For centuries, knitting was an important skill. We were liberated from the need to do it by the advent of materials made from petrochemicals, which can easily be turned into cheap, mass-produced garments. So convenient. How much time we save.
But it turns out that we who no longer need to knit are the losers. Knitting reduces anxiety, it creates a sense of satisfaction and it improves cognitive function, even perhaps staving off dementia. None of those claims can be made for the replacement activities of doom scrolling on social media.

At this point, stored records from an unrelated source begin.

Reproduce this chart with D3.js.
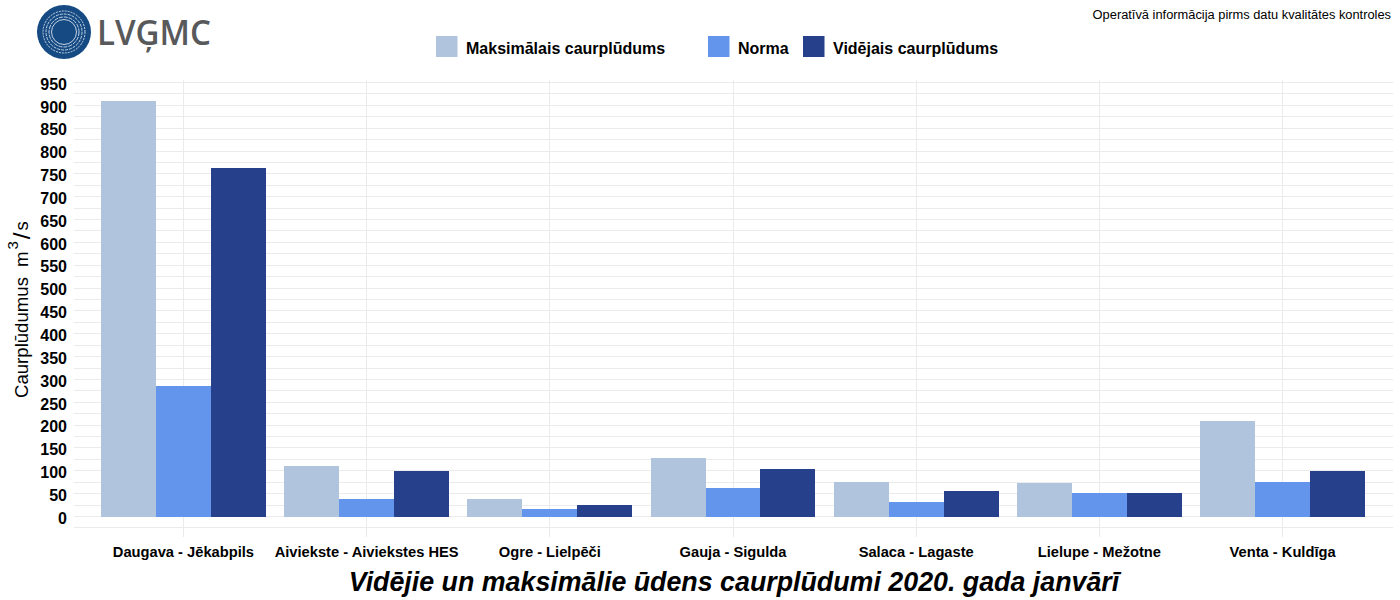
<!DOCTYPE html>
<html><head><meta charset="utf-8">
<script src="https://cdnjs.cloudflare.com/ajax/libs/d3/7.8.5/d3.min.js"></script>
<style>html,body{margin:0;padding:0;background:#fff}svg{display:block}text{font-family:"Liberation Sans",Arial,sans-serif;fill:#000}</style>
</head><body><svg id="c" width="1400" height="600"></svg>
<script>
const categories=["Daugava - Jēkabpils","Aiviekste - Aiviekstes HES","Ogre - Lielpēči","Gauja - Sigulda","Salaca - Lagaste","Lielupe - Mežotne","Venta - Kuldīga"];
const seriesNames=["Maksimālais caurplūdums","Norma","Vidējais caurplūdums"];
const maxFlow=[910,111,38,127,75,73,209];
const normFlow=[285,38,16,63,32,51,75];
const avgFlow=[762,100,25,104,56,51,100];
const colors=["#b0c4de","#6495ed","#27408b"];
const yTicks=d3.range(0,951,50);
const yMinor=d3.range(-25,976,50);

const svg=d3.select("#c");
const L=73.5,R=1392.5,T=80,B=537;
const y=d3.scaleLinear().domain([0,950]).range([516.5,82.5]);
const x=d3.scaleBand().domain(categories).range([L,R]).paddingInner(0).paddingOuter(0.1);
const inner=d3.scaleBand().domain([0,1,2]).range([0,x.bandwidth()*0.9]);

const grid="#ebebeb";
const g=svg.append("g").attr("shape-rendering","crispEdges");
g.selectAll(".ym").data(yMinor.filter(v=>y(v)>T&&y(v)<B)).join("line").attr("x1",L).attr("x2",R)
 .attr("y1",d=>y(d)).attr("y2",d=>y(d)).attr("stroke",grid).attr("stroke-width",1);
g.selectAll(".yM").data(yTicks).join("line").attr("x1",L).attr("x2",R)
 .attr("y1",d=>y(d)).attr("y2",d=>y(d)).attr("stroke",grid).attr("stroke-width",1);
g.selectAll(".xM").data(categories).join("line").attr("x1",d=>x(d)+x.bandwidth()/2).attr("x2",d=>x(d)+x.bandwidth()/2)
 .attr("y1",T).attr("y2",B).attr("stroke",grid).attr("stroke-width",1);

[maxFlow,normFlow,avgFlow].forEach((vals,s)=>{
  svg.append("g").attr("shape-rendering","crispEdges").selectAll("rect").data(vals).join("rect")
    .attr("x",(d,i)=>x(categories[i])+x.bandwidth()*0.05+inner(s))
    .attr("width",inner.bandwidth())
    .attr("y",d=>y(d)).attr("height",d=>y(0)-y(d)).attr("fill",colors[s]);
});

const ya=svg.append("g").attr("transform",`translate(${L-0.5},0)`).call(d3.axisLeft(y).tickValues(yTicks).tickSize(0).tickPadding(6));
ya.select(".domain").remove();
ya.selectAll("text").style("font-family",'"Liberation Sans",Arial,sans-serif').style("font-size","16px").style("font-weight","bold").attr("dy","0.42em");
const xa=svg.append("g").attr("transform",`translate(0,${B})`).call(d3.axisBottom(x).tickSize(0).tickPadding(10));
xa.select(".domain").remove();
xa.selectAll("text").style("font-family",'"Liberation Sans",Arial,sans-serif').style("font-size","14.7px").style("font-weight","bold");

// axis title
const yt=svg.append("text").attr("transform","translate(28,398) rotate(-90)").style("font-size","18.6px");
yt.append("tspan").text("Caurplūdumus");
yt.append("tspan").text("m").attr("dx",10);
yt.append("tspan").text("3").attr("dy",-10).attr("dx",2).style("font-size","15px");
yt.append("tspan").text("/").attr("dy",12).attr("dx",2).style("font-size","24px");
yt.append("tspan").text("s").attr("dy",-2).attr("dx",2);

svg.append("text").attr("x",734).attr("y",591).attr("text-anchor","middle").style("font-size","26.8px").style("font-weight","bold").style("font-style","italic").text("Vidējie un maksimālie ūdens caurplūdumi 2020. gada janvārī");
svg.append("text").attr("x",1391).attr("y",19).attr("text-anchor","end").style("font-size","12.85px").text("Operatīvā informācija pirms datu kvalitātes kontroles");

// legend
const legX=[436,708,803];
seriesNames.forEach((n,i)=>{
  svg.append("rect").attr("x",legX[i]).attr("y",36).attr("width",21.5).attr("height",21).attr("fill",colors[i]);
  svg.append("text").attr("x",legX[i]+30).attr("y",53.5).style("font-size","16px").style("font-weight","bold").text(n);
});

// logo
const logo=svg.append("g");
logo.append("circle").attr("cx",64).attr("cy",32).attr("r",27).attr("fill","#164a83");
[[21,"2 1"],[18,"3 1"],[15,"4 1"],[12.5,"none"]].forEach(([r,da])=>{
  logo.append("circle").attr("cx",64).attr("cy",32).attr("r",r).attr("fill","none").attr("stroke","#d5e1ee").attr("stroke-width",.9).attr("stroke-dasharray",da);
});
logo.append("text").attr("x",97).attr("y",45).style("font-family",'"Open Sans",sans-serif').style("font-weight","600").style("font-size","35px").style("fill","#58595b").attr("textLength",114).attr("lengthAdjust","spacingAndGlyphs").text("LVĢMC");
</script></body></html>
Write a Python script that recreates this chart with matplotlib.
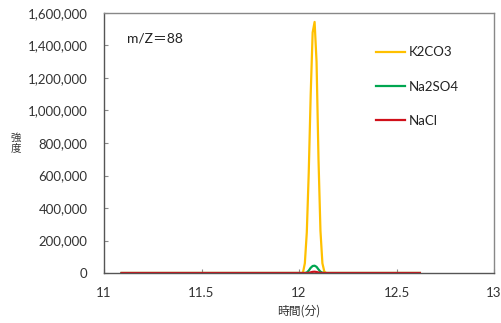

Of course, there are people all over Scotland who do value wool and who are trying to do something about this situation ( eg the Falkland Blanket). The place where this is done with the greatest success, ironically, is Shetland. They have their own brand, a world-renowned technique called Fair Isle and even a festival. Shetland Wool Week is known in particular for its hats - every year a designer releases a pattern for a hat that people round the world can knit as a way of partipating. They are beautiful and colourful. Ashley Jensen would rock one. Perhaps someone should tell BBC Scotland.

Those of us who have spent years watching movies and tv programs about war, battles, and combat have had to cope with this for years - kings, princes, knights, etc. all fully armored and possessing an incredible array of armed supporting cast invariably appear bareheaded - skipping the period variant of head protection that kept the original personage alive in battle long enough to make a record that someone latter would decide warranted a movie - meanwhile, the agents, directors, producers, etc are all complaining that the helmet or headgear is hiding the face of their very expensive talent!
There is another question to be asked “ why does Scotland ignore indigenous takent , small businesses and industies in favour of shiny tec things?
There is a bias by Government against great local successes. The push , supported by many, many millions from the public purse is for “ scale ups, unicorns and tech.
Currently about £49 million pounds is being ploughed into helping Scottish tech businesses grow.